TDD: It makes you question what you're doing
My colleague Matt Dunn and I have been putting a lot of tests around some code over the last few days so that we can safely make some changes around that area and having finally created our safety net we’ve moved onto adding in the new functionality.
We’re test driving the new bit of functionality whereas with the previous code only the code had been written with no unit tests and it’s been quite interesting seeing the contrast in the style of code which seems to come out from these differing styles.
While we were writing the tests around the other code I found it quite surprising how often we came across code which wasn’t actually needed - I guess if you only write the code then you need to make sure that all potential scenarios are covered even if it’s impossible for them to happen.

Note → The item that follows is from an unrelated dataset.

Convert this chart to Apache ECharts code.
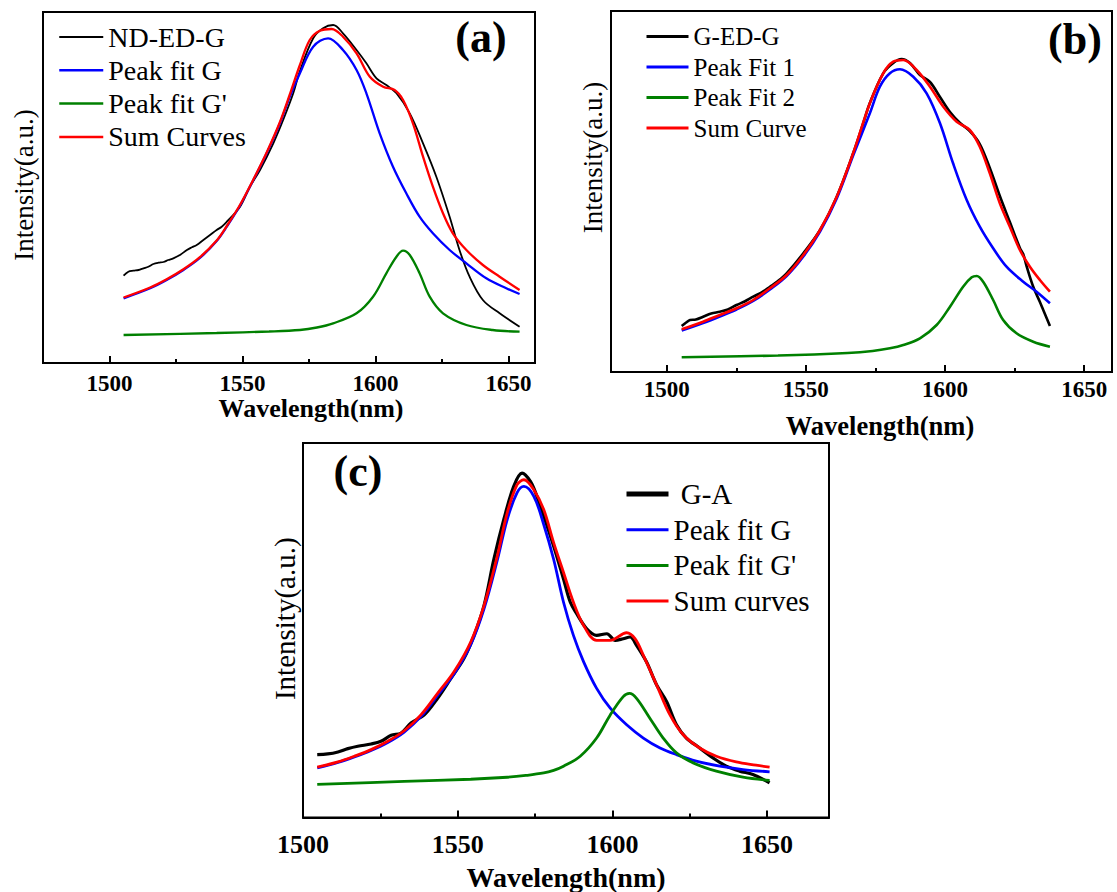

In one case a null check was being done on a dependency of a class which always has its dependencies injected by a DI container and thus as far as I understand could never actually be null.
It seems to me that the outcome of this approach to coding can contribute greatly to what Fred Brooks coins ‘Accidental Complexity’ in ‘The Mythical Man Month’ - extra code which makes the code base more difficult to read as a whole but which adds no value apart from that. Essentially waste.

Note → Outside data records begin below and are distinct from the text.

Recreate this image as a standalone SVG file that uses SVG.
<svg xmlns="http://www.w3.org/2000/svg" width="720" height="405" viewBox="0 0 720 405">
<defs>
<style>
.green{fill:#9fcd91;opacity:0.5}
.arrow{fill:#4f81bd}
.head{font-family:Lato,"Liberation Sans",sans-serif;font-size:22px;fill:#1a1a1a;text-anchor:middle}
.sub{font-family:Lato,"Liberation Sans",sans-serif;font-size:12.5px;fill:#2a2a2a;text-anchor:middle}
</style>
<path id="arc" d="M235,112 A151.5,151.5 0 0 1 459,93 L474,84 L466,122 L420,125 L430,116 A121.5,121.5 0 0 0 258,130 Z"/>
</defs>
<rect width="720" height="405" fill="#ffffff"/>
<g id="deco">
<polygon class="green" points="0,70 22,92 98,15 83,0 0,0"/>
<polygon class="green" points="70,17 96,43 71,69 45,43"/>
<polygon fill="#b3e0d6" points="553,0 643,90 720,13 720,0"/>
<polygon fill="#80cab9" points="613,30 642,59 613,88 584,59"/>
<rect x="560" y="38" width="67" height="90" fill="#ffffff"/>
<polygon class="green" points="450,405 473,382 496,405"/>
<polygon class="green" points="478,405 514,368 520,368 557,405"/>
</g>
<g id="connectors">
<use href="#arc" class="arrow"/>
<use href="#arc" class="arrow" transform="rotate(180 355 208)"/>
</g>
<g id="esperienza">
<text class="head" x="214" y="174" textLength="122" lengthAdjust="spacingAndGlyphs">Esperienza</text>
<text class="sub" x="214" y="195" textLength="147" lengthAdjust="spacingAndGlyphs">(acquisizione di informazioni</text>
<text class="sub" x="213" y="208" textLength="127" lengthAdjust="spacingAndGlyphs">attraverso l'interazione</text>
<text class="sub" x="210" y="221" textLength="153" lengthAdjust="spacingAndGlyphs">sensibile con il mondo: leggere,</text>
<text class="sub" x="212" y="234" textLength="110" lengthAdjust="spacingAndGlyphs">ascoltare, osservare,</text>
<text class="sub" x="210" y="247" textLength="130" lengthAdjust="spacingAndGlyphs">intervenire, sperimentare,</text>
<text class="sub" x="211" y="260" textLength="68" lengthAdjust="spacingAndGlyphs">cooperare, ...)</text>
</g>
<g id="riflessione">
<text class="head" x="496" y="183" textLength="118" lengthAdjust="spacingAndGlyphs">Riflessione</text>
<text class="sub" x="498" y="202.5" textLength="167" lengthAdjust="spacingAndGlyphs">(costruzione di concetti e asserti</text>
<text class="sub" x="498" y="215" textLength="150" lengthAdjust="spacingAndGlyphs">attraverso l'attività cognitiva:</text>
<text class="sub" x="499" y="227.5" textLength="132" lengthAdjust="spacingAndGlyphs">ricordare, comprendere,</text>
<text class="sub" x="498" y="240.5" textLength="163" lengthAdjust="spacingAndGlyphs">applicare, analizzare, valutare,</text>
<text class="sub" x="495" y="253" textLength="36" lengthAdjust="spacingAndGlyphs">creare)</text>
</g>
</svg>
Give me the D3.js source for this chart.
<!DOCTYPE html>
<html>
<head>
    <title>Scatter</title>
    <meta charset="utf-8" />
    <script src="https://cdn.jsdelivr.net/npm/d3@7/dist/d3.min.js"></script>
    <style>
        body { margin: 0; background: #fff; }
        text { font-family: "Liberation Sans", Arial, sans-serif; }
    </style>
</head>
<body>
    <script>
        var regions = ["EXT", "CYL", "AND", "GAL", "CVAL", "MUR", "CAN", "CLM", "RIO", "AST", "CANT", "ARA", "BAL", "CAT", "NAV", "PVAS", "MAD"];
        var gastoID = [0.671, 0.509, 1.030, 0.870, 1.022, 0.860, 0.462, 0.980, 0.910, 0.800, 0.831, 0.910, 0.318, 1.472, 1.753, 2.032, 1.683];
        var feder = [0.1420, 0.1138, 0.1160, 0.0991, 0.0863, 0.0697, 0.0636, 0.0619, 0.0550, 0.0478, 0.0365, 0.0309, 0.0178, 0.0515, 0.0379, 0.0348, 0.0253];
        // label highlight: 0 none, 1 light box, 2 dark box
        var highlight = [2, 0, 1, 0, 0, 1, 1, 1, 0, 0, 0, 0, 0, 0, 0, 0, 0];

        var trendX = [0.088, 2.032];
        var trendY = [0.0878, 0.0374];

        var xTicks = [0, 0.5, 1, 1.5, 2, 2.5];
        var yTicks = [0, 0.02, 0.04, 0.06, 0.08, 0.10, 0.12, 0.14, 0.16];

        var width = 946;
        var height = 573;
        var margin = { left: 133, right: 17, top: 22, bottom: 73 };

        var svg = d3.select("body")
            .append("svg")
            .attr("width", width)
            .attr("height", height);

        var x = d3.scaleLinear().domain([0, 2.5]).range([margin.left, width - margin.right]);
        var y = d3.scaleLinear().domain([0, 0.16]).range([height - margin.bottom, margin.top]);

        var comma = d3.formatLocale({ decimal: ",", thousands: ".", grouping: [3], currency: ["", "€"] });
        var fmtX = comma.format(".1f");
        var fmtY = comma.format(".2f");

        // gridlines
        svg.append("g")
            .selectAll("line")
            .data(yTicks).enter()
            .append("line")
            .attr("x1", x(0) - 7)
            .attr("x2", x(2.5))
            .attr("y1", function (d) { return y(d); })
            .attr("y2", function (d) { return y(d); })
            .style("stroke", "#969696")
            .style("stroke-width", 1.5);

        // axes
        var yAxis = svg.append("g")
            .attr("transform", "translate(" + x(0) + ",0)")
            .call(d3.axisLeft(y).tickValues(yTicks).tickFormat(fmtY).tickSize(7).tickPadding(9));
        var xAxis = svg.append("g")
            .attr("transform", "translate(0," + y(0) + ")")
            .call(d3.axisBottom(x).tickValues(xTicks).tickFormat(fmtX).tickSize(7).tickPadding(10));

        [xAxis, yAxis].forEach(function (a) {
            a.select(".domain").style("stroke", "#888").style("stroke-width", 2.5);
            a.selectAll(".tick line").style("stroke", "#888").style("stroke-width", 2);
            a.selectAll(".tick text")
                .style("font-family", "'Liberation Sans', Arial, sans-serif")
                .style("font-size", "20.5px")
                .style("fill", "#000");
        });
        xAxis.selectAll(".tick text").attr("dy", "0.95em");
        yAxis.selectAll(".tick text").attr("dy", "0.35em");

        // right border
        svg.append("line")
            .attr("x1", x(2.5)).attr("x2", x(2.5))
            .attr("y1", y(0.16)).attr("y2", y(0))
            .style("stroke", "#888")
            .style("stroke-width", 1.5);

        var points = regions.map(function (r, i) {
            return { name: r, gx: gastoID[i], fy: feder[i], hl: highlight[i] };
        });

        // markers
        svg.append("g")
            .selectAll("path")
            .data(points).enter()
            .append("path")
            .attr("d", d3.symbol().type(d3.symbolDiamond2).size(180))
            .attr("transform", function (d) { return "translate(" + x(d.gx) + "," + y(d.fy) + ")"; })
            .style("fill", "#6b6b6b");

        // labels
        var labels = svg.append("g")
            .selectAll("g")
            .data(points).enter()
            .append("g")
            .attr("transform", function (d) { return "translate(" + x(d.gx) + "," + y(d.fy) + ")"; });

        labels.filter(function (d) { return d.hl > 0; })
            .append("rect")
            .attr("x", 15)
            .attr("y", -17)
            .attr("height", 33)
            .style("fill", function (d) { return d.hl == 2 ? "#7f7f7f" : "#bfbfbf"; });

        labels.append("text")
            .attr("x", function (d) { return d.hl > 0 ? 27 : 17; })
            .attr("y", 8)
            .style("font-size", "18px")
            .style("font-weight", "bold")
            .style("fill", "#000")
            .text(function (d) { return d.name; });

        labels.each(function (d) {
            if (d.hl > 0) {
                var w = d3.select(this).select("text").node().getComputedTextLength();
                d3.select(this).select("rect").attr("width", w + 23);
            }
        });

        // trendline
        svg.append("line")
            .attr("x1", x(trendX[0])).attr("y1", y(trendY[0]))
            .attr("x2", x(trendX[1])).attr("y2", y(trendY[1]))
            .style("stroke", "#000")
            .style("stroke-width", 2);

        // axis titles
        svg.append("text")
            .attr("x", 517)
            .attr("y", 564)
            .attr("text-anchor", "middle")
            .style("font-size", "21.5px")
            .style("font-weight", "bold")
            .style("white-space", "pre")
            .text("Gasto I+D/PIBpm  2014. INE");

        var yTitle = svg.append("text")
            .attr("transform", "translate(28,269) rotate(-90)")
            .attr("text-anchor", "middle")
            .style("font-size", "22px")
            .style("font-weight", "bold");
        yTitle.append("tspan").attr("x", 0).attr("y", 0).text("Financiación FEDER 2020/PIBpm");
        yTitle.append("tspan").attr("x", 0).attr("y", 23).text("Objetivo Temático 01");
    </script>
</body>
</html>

When test driving code I find that the process of coming up with examples/tests before you write any code leads you to question how the system actually works.
For example Matt and I had thought that the new piece of functionality we were working on would need to make a call to a repository to retrieve some data since that’s what was being done for the existing functionality.

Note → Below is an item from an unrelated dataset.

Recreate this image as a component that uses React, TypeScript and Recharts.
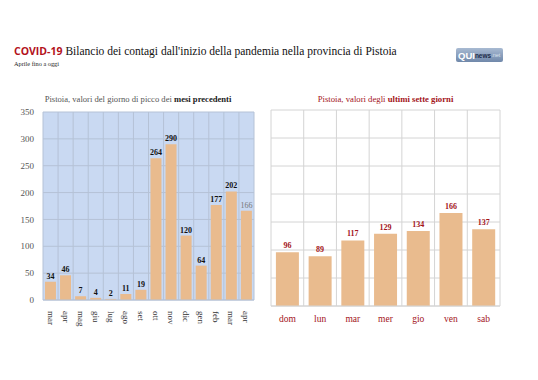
import React from "react";
import { BarChart, Bar, XAxis, YAxis, CartesianGrid, LabelList } from "recharts";

const MONTHS = ["mar", "apr", "mag", "giu", "lug", "ago", "set", "ott", "nov", "dic", "gen", "feb", "mar", "apr"];
const MONTH_PEAKS = [34, 46, 7, 4, 2, 11, 19, 264, 290, 120, 64, 177, 202, 166];
const DAYS = ["dom", "lun", "mar", "mer", "gio", "ven", "sab"];
const DAY_CASES = [96, 89, 117, 129, 134, 166, 137];
const Y_TICKS = [0, 50, 100, 150, 200, 250, 300, 350];

const SERIF = "\"Liberation Serif\", \"DejaVu Serif\", serif";
const SANS = "\"Open Sans\", \"Liberation Sans\", sans-serif";
const DARK_RED = "#a3141a";
const BAR = "#e9bb8e";

const monthData = MONTHS.map((m, i) => ({ key: i, label: m, value: MONTH_PEAKS[i] }));
const dayData = DAYS.map((d, i) => ({ label: d, value: DAY_CASES[i] }));

// gridlines on category boundaries, like Excel
const boundaries = (n: number) => ({ offset }: any) =>
  Array.from({ length: n + 1 }, (_, i) => offset.left + (i * offset.width) / n);

function MonthTick({ x, y, payload }: any) {
  return (
    <text x={x} y={y} transform={`rotate(90 ${x} ${y})`} dx={3} dy={3}
      textAnchor="start" fontSize={9} fill="#333" fontFamily={SERIF}>
      {MONTHS[payload.value]}
    </text>
  );
}

// current (partial) month label is greyed out in the original
function MonthLabel({ x, y, width, value, index }: any) {
  const last = index === MONTH_PEAKS.length - 1;
  return (
    <text x={x + width / 2} y={y - 3} textAnchor="middle" fontSize={8} fontWeight={last ? 400 : 700}
      fill={last ? "#777" : "#111"} fontFamily={SERIF}>
      {value}
    </text>
  );
}

export default function App() {
  return (
    <div style={{ position: "absolute", left: 0, top: 0, width: 538, height: 380, background: "#fff", fontFamily: SERIF, overflow: "hidden" }}>
      <div style={{ position: "absolute", left: 14, top: 44, fontSize: 11.5, whiteSpace: "nowrap", color: "#111" }}>
        <span style={{ color: "#b3121b", fontWeight: 700, fontFamily: SANS, fontSize: 10.5 }}>COVID-19</span>{" "}
        Bilancio dei contagi dall'inizio della pandemia nella provincia di Pistoia
      </div>
      <div style={{ position: "absolute", left: 14, top: 60, fontSize: 6.3, color: "#222" }}>Aprile fino a oggi</div>

      {/* logo */}
      <div style={{ position: "absolute", left: 456, top: 48, width: 47, height: 14, borderRadius: 2,
        background: "linear-gradient(#a8bad2, #7088aa)", fontFamily: "\"Liberation Sans\", sans-serif",
        display: "flex", alignItems: "center", paddingLeft: 2, boxSizing: "border-box", whiteSpace: "nowrap" }}>
        <span style={{ color: "#fff", fontWeight: 700, fontSize: 9.5 }}>QUI</span>
        <span style={{ color: "#1d2c48", fontWeight: 700, fontSize: 6.5 }}>news</span>
        <span style={{ color: "#dbe4f0", fontSize: 5.5 }}>.net</span>
      </div>

      <div style={{ position: "absolute", left: 0, width: 276, top: 94, textAlign: "center", fontSize: 8.6, color: "#555", whiteSpace: "nowrap" }}>
        Pistoia, valori del giorno di picco dei <b style={{ color: "#222" }}>mesi precedenti</b>
      </div>
      <div style={{ position: "absolute", left: 271, width: 229, top: 94, textAlign: "center", fontSize: 8.7, color: DARK_RED, whiteSpace: "nowrap" }}>
        Pistoia, valori degli <b>ultimi sette giorni</b>
      </div>

      <div style={{ position: "absolute", left: 0, top: 100 }}>
        <BarChart width={265} height={240} data={monthData} margin={{ top: 12, right: 11, left: 0, bottom: 0 }} barCategoryGap="13%">
          <CartesianGrid fill="#c9d9f2" stroke="#b5c2d6" horizontal vertical
            verticalCoordinatesGenerator={boundaries(MONTHS.length)} />
          <XAxis dataKey="key" height={40} tickLine={false} axisLine={{ stroke: "#b5c2d6" }} interval={0} tick={<MonthTick />} />
          <YAxis width={43} domain={[0, 350]} ticks={Y_TICKS} tickSize={0} tickMargin={9} axisLine={false}
            tick={{ fontSize: 9, fill: "#555", fontFamily: SERIF }} />
          <Bar dataKey="value" fill={BAR} isAnimationActive={false}>
            <LabelList dataKey="value" content={<MonthLabel />} />
          </Bar>
        </BarChart>
      </div>

      <div style={{ position: "absolute", left: 262, top: 100 }}>
        <BarChart width={246} height={235} data={dayData} margin={{ top: 10, right: 8, left: 9, bottom: 0 }} barCategoryGap="15%">
          <CartesianGrid fill="#fff" stroke="#d4d4d4" horizontal vertical
            verticalCoordinatesGenerator={boundaries(DAYS.length)} />
          <XAxis dataKey="label" height={29} tickLine={false} axisLine={{ stroke: "#d4d4d4" }} interval={0} tickMargin={3}
            tick={{ fontSize: 9.5, fill: DARK_RED, fontFamily: SERIF }} />
          <YAxis hide domain={[0, 350]} ticks={Y_TICKS} />
          <Bar dataKey="value" fill={BAR} isAnimationActive={false}>
            <LabelList dataKey="value" position="top" offset={4} fontSize={8} fontWeight={700} fill={DARK_RED} fontFamily={SERIF} />
          </Bar>
        </BarChart>
      </div>
    </div>
  );
}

However, while writing our tests it become quite clear that we wouldn’t need to do that.
On this occasion we wrote a test with an expectation for a call on the repository, then wrote the code to make that test to pass before moving onto our test where we would assert that the values retrieved from the repository would be populated into the appropriate object.
It was at this stage that we realised that there was actually no need to make that call because we already had the data available to us from another source.
This has happened on quite a few occasions since and while I think pair programming helps put us in a state of mind where we are more inquisitive of the code being written, I think the TDD approach is quite useful as well.
I’m sure it’s possible to avoid some of the problems I’ve described without a test driven approach but I certainly find it more difficult.